» **Given exercise**: Copy the lines of the data below exactly, starting at the first and stopping after the line that contains "const fmt = v"; include no pictures.

########################################

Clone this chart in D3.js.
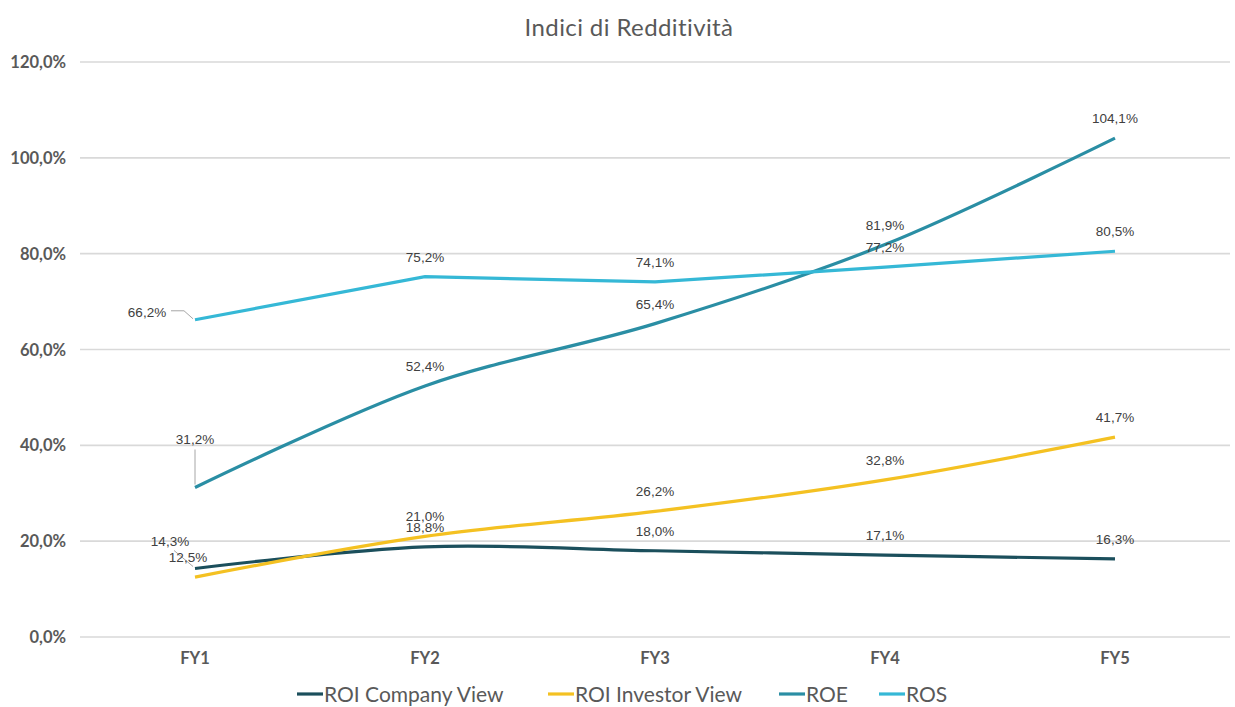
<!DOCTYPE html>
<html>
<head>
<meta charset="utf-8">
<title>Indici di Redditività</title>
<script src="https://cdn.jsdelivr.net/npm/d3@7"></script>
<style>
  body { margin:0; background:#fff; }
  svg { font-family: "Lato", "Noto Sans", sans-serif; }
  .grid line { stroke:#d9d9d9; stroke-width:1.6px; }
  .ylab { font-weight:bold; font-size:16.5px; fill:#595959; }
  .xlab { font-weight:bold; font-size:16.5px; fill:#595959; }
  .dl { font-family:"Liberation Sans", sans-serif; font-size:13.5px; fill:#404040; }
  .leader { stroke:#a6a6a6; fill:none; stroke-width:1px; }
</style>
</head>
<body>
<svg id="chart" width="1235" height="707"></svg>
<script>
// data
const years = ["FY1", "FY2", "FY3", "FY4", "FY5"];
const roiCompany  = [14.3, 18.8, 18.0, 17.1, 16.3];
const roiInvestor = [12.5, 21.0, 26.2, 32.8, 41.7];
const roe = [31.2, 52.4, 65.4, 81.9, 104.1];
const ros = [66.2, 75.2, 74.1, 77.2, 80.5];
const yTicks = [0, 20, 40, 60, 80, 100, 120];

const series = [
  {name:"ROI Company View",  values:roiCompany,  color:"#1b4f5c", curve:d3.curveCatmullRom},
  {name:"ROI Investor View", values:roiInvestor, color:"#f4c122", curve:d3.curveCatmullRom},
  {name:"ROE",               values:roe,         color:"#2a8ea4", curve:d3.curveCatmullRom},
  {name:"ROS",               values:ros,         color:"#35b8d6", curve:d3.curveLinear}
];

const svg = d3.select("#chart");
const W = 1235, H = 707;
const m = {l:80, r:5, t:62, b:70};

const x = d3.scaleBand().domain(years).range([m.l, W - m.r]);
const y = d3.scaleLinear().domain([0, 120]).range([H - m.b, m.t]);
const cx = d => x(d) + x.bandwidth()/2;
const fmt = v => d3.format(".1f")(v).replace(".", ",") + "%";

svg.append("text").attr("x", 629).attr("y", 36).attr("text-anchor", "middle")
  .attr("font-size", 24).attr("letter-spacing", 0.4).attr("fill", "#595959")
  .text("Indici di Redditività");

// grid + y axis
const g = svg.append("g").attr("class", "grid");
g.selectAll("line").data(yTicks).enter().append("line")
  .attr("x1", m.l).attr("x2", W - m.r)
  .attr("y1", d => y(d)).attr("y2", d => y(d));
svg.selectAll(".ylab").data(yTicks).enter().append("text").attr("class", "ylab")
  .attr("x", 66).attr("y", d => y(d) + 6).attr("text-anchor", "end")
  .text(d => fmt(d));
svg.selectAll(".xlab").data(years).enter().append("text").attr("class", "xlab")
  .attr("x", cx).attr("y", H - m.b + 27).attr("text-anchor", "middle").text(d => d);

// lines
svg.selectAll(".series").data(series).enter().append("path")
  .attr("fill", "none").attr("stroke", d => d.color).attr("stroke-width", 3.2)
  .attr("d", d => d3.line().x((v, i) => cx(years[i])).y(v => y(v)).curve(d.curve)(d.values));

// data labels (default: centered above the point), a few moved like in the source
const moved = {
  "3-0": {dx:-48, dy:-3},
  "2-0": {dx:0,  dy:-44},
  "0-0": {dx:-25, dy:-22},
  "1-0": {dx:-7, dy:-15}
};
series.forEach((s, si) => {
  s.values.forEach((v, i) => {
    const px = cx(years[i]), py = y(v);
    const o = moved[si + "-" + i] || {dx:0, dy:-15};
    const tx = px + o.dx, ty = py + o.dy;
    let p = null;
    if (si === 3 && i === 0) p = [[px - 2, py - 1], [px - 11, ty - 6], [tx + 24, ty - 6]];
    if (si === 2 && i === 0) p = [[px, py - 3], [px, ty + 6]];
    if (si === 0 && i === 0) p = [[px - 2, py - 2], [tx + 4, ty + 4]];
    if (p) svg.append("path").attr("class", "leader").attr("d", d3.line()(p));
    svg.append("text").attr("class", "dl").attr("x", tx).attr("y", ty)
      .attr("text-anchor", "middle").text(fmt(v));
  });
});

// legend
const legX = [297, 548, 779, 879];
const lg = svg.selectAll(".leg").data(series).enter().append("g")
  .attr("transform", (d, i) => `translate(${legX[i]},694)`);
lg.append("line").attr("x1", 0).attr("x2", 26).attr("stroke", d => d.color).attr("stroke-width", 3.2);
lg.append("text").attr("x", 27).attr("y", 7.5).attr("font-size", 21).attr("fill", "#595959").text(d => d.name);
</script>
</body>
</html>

########################################

» **Written response**:
Clone this chart in D3.js.
<!DOCTYPE html>
<html>
<head>
<meta charset="utf-8">
<title>Indici di Redditività</title>
<script src="https://cdn.jsdelivr.net/npm/d3@7"></script>
<style>
  body { margin:0; background:#fff; }
  svg { font-family: "Lato", "Noto Sans", sans-serif; }
  .grid line { stroke:#d9d9d9; stroke-width:1.6px; }
  .ylab { font-weight:bold; font-size:16.5px; fill:#595959; }
  .xlab { font-weight:bold; font-size:16.5px; fill:#595959; }
  .dl { font-family:"Liberation Sans", sans-serif; font-size:13.5px; fill:#404040; }
  .leader { stroke:#a6a6a6; fill:none; stroke-width:1px; }
</style>
</head>
<body>
<svg id="chart" width="1235" height="707"></svg>
<script>
// data
const years = ["FY1", "FY2", "FY3", "FY4", "FY5"];
const roiCompany  = [14.3, 18.8, 18.0, 17.1, 16.3];
const roiInvestor = [12.5, 21.0, 26.2, 32.8, 41.7];
const roe = [31.2, 52.4, 65.4, 81.9, 104.1];
const ros = [66.2, 75.2, 74.1, 77.2, 80.5];
const yTicks = [0, 20, 40, 60, 80, 100, 120];

const series = [
  {name:"ROI Company View",  values:roiCompany,  color:"#1b4f5c", curve:d3.curveCatmullRom},
  {name:"ROI Investor View", values:roiInvestor, color:"#f4c122", curve:d3.curveCatmullRom},
  {name:"ROE",               values:roe,         color:"#2a8ea4", curve:d3.curveCatmullRom},
  {name:"ROS",               values:ros,         color:"#35b8d6", curve:d3.curveLinear}
];

const svg = d3.select("#chart");
const W = 1235, H = 707;
const m = {l:80, r:5, t:62, b:70};

const x = d3.scaleBand().domain(years).range([m.l, W - m.r]);
const y = d3.scaleLinear().domain([0, 120]).range([H - m.b, m.t]);
const cx = d => x(d) + x.bandwidth()/2;
const fmt = v => d3.format(".1f")(v).replace(".", ",") + "%";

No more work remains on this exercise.